Magdalene then settles down into one of my favorite BPAL rose scents. Everything about the description is true: roses, orchids, labdanum; stirring yet gentle; love and devotion mingled with heart wrenching sorrow. The order of words is important here- it is first, love and devotion, then sorrow. The sweet, gorgeous floral notes are grounded by the labdanum, and it is the conflict between them that makes the emotion of this perfume so expansive.

It reminds me of a more gothic take on the same expansive conflict present in Guerlain's Après L'ondée. Après L'ondée is a play between wet, tearful florals: rose, iris, and heliotrope; and the grounding bouquet de Provence: thyme, rosemary, and sage. The result is revelatory: it is the shift from rain to sunlight, from tears to a smile.

Whereas Après L'ondée has a holy, transcendent quality to it, what I love about Magdalene is its shift, not to clarity, but to darkness. Après L'ondée's play between sorrow and hope seems to pray that hope will conquer. Magdalene, on the other hand, lets the darkness in, and the play between love and sorrow suggests that sorrow will win. The scent passively, but seductively, accepts this idea, and dries to a dark, rosy labdanum.
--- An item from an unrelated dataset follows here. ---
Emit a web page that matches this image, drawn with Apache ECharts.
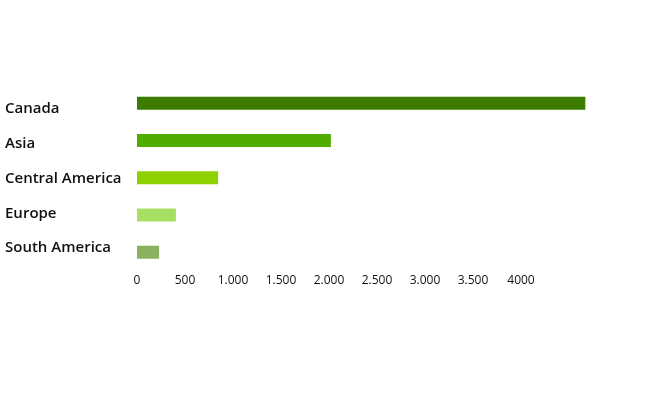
<!DOCTYPE html>
<html>
<head>
<meta charset="utf-8">
<script src="https://cdn.jsdelivr.net/npm/echarts@6/dist/echarts.min.js"></script>
<style>
html, body { margin: 0; padding: 0; background: #fff; }
#chart { width: 655px; height: 400px; }
</style>
</head>
<body>
<div id="chart"></div>
<script>
// regions, top to bottom
var regions = ['Canada', 'Asia', 'Central America', 'Europe', 'South America'];
var amounts = [4670, 2020, 845, 405, 230];
var barColors = ['#3b7c00', '#50ad00', '#8fd100', '#a5e063', '#8bb15f'];
// tick labels as written in the picture
var tickValues = [0, 500, 1000, 1500, 2000, 2500, 3000, 3500, 4000];
var tickLabels = ['0', '500', '1.000', '1.500', '2.000', '2.500', '3.000', '3.500', '4000'];

var chart = echarts.init(document.getElementById('chart'));

var option = {
    animation: false,
    grid: [
        // bars
        { left: 137, width: 480, top: 84.6, height: 186.25 },
        // region names sit a bit tighter than the bars
        { left: 137, width: 480, top: 91.7, height: 173.75 }
    ],
    xAxis: [{
        type: 'value',
        gridIndex: 0,
        min: 0,
        max: 5000,
        interval: 500,
        axisLine: { show: false },
        axisTick: { show: false },
        splitLine: { show: false },
        axisLabel: {
            margin: 4,
            color: '#111',
            fontFamily: 'Open Sans',
            fontSize: 12,
            formatter: function (v) {
                var i = tickValues.indexOf(v);
                return i < 0 ? '' : tickLabels[i];
            }
        }
    }, {
        type: 'value',
        gridIndex: 1,
        show: false
    }],
    yAxis: [{
        type: 'category',
        gridIndex: 0,
        data: regions,
        inverse: true,
        axisLine: { show: false },
        axisTick: { show: false },
        axisLabel: { show: false }
    }, {
        type: 'category',
        gridIndex: 1,
        data: regions,
        inverse: true,
        axisLine: { show: false },
        axisTick: { show: false },
        axisLabel: {
            align: 'left',
            margin: 132,
            color: '#111',
            fontFamily: 'Open Sans',
            fontWeight: 600,
            fontSize: 15
        }
    }],
    series: [{
        type: 'bar',
        barWidth: 13,
        data: amounts.map(function (v, i) {
            return { value: v, itemStyle: { color: barColors[i] } };
        })
    }]
};

chart.setOption(option);
</script>
</body>
</html>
The entire experience is sexy, complicated, emotional and beautiful.


Tuesday, April 17, 2012

Black Phoenix Alchemy Lab's Incubus


INCUBUS
As if, with beasts' eyes, angels led
The way, I slip back to your bed,
Quiet as a hooded light,
Hushed by the shadows of the night.

And then, my dark one, you shall soon
Embrace the cold beams of the moon,
Around a fresh grave, the chilling hiss
Of serpent coiled shall be my kiss.

When morning shows his livid face
Your bed shall feel my empty place,
As cold as death, till fall of night.

Others take tenderness to wife:
Dread gives away your youth and life
To me, to be bride of fright.

Spectral white musk and the heart-stopping chill of sheared mint, fanned by caramel-touched body heat, and the diabolical sensuality of black musk, nicotiana, and sage. 
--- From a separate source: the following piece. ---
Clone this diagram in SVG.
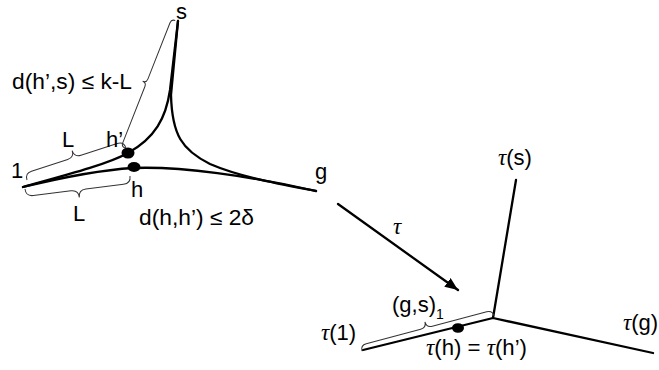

I am not quite sure how to begin reviewing Black Phoenix Alchemy Lab scents.  The Lab puts out a huge number of perfumes, both in the General Catalog and Limited Edition, and each one has a complex, often obscure, inspiration.  Unlike mainstream perfumes, with recognizable top notes, hearts, and dry downs, BPAL scents are unpredictable: some are linear, and others change in surprising ways.  BPAL uses perfume as a medium to express ideas, illustrating characters, places, and concepts through scent.  This does not always result in pretty perfumes to be worn for the sake of smelling nice, and some BPAL scents seem to be intentionally unpleasant or disturbing.

It is a little overwhelming knowing where to start, and while there is a whole, chaotic BPAL Forum dedicated to discussing the scents, there aren't a lot of books or criticism written on BPAL.  Fragrantica and Basenotes include only some of their scents for review.  My standbys, NST and Perfumes A-Z don't cover BPAL scents.  BPAL is a different, alternative kind of company, drawing less from mainstream or niche perfumery, and more from "homeopathy and aromatherapy" and "the conceptual theories of hermetic alchemy." 


BPAL scents are also released in groups that relate to each other thematically, and it seems like one way to understand these perfumes conceptually would be to smell all the scents from one particular category, then move on to the next.  However, I don't really have the time or money to do that, and through a series of events I have come into possession of a huge mishmash of BPAL imps and bottles, so I'm just going to start with the ones I like, and maybe in a couple years I'll have made a dent in their catalog.

Incubus is an incredible scent from the Diabolus collection, available in the General Catalog.  "Mint" and "caramel" seem like a terrible combination on paper, but out of the bottle, it's a loud, green fresh note paired with a round, sugary skin scent that is striking and sexy.  BPAL's tobacco scents always win my heart, and Incubus is no exception.  The green freshness fades as it dries down, and the nicotiana and sage notes come forward to create a sweet, herbal tobacco heart.  It's a warm, masculine, sensual skin scent that perfectly illustrates the devilish concept.  I love it.